Yukagir - Orientation



Identification. The Yukagir are one of the smallest minorities in the former USSR. Territorially, the Yukagir are subdivided into two groups: the Taiga group lives in the Upper Kolyma District of the Yakut Republic and in the Saimanchanskoi District of Magadan Province along the tributaries of the Kolyma River. The Tundra Yukagir reside in the Lower Kolyma District of the Yakut Republic between the Kolyma and the Indigirka rivers. Both groups live among numerically predominant neighbors: Yakuts, Chukchee, Even, and Russians.

Location. The region in which the Yukagir are settled is one of mountains, low ridges, and plateaus divided by valleys and covered by swamps and lakes. The mountains are covered by hardy northern trees: pine, larch, birch, and alder (good shelter for black bears, musk deer, squirrels, and mountain sheep). Aside from some dwarf birches and arctic willows, however, the northern plains and flatlands of Yukagir country support only sedge grasses, mosses, lichens, and berry-bearing bushes. Both territorial groups inhabit arctic or subarctic zones, the main feature of which is the permafrost. A cold winter with blizzards and winds gusting up to gale strength lasts about eight months. In January the mean temperature ranges from -40° F to —70°, and —90° has been recorded. Polar night (with mid-night sun) reigns in the Kolyma lowlands and the northern part of the Chukhotsk Peninsula. During the late spring and early summer, on the other hand, many plants bloom, enormous flocks of ducks and geese appear, the salmon run, and the lowlands become one great marsh. Summers are short and cool.

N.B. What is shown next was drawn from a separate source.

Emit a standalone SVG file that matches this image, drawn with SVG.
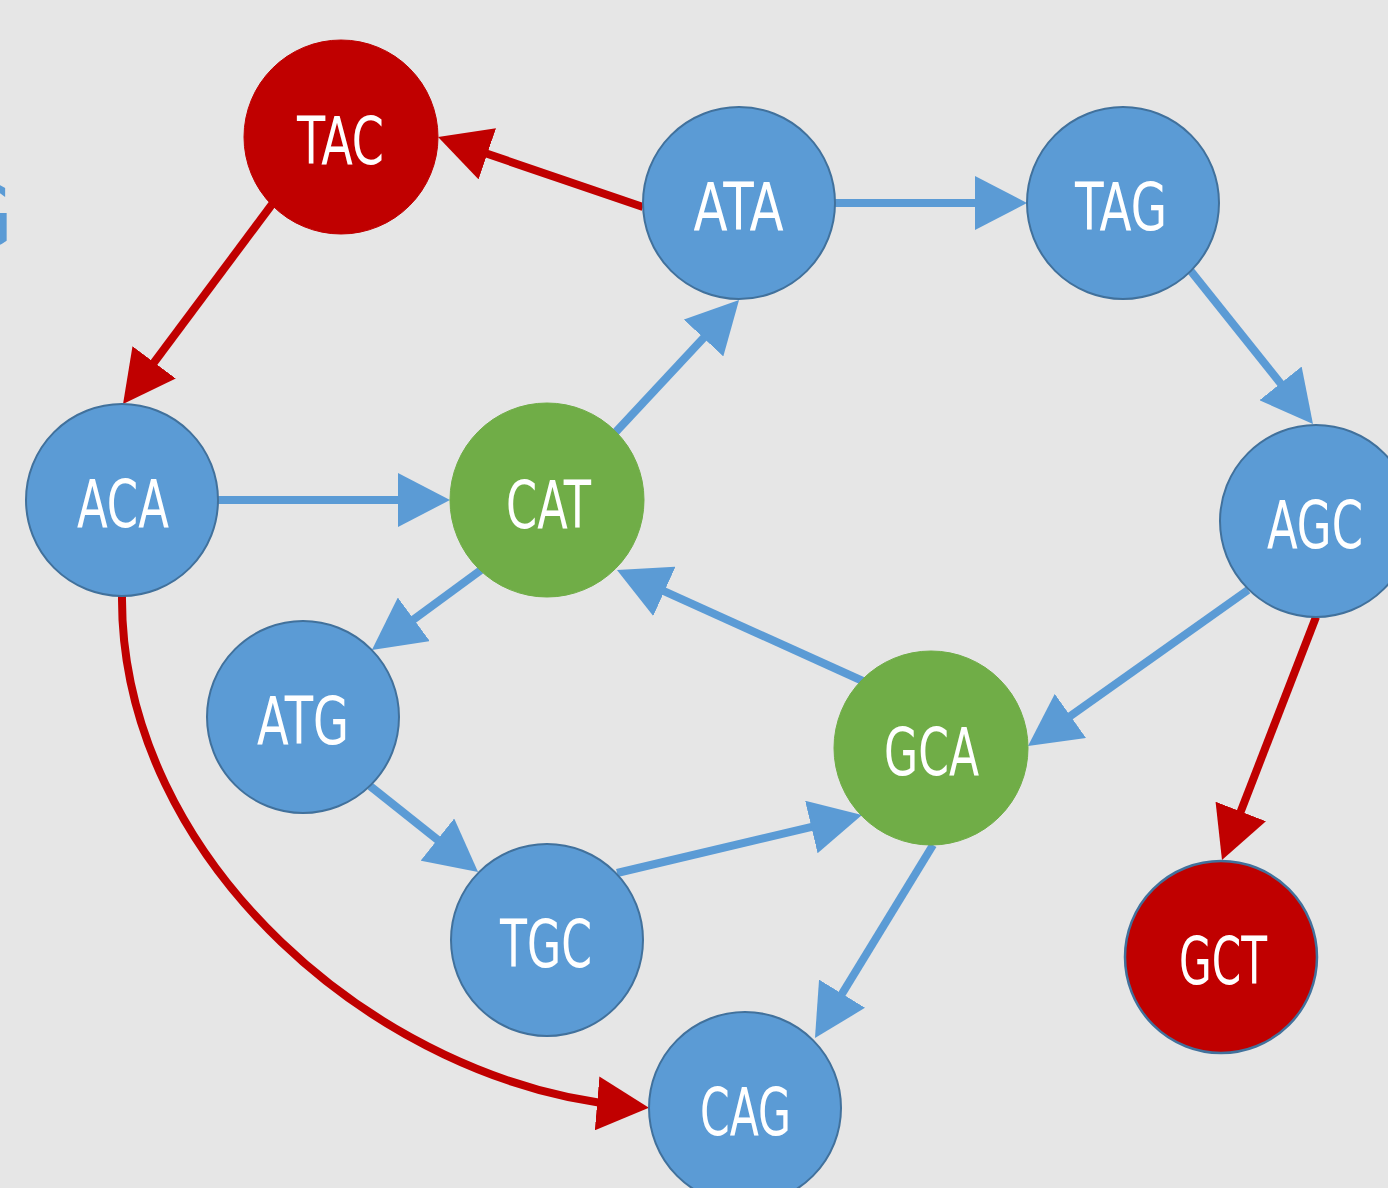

Demography. During the nineteenth century the population dropped drastically, from 2,350 in 1859 to 1,500 in 1897, eventually falling to below 500. Since then, according to Soviet statistics, it has changed as follows: 1926-1927: 443; 1959: 442; 1970: 613; 1979: 835; 1989: 1,112. This growth is mostly due to the high incidence of ethnically mixed marriages, the offspring of which commonly categorize themselves as Yukagir.

Linguistic Affiliation. The Yukagir language, occupying a special, isolated position among the languages of northeastern Asia, has been provisionally classified as Paleoasiatic. Recent analyses have shown that many elements of Yukagir are related to elements in the Uralic languages. The question of the genetic affiliation of the language, however, remains open. There are at least two mutually unintelligible dialects: Upper Kolyma Yukagir and Tundra Yukagir. Formerly the Yukagir practiced pictographic writing on birch bark (men recorded hunting routes and young women indulged in romantic representations). In the vocabulary are loanwords from Yakut, Even, and Russian. According to the Soviet census of 1970, the Yukagir language was spoken by 288 people. An alphabet was devised in Soviet times. Because of widespread contact with neighbors, the older generations have been multilingual for a long time. In addition to the native language, an individual would command two or more of the following: Chukchee, Even, Yakut, or Russian. In recent decades, however, such multilingualism has begun gradually to disappear. Young people today are typically monolingual or bilingual, in Yakut and/or in Russian.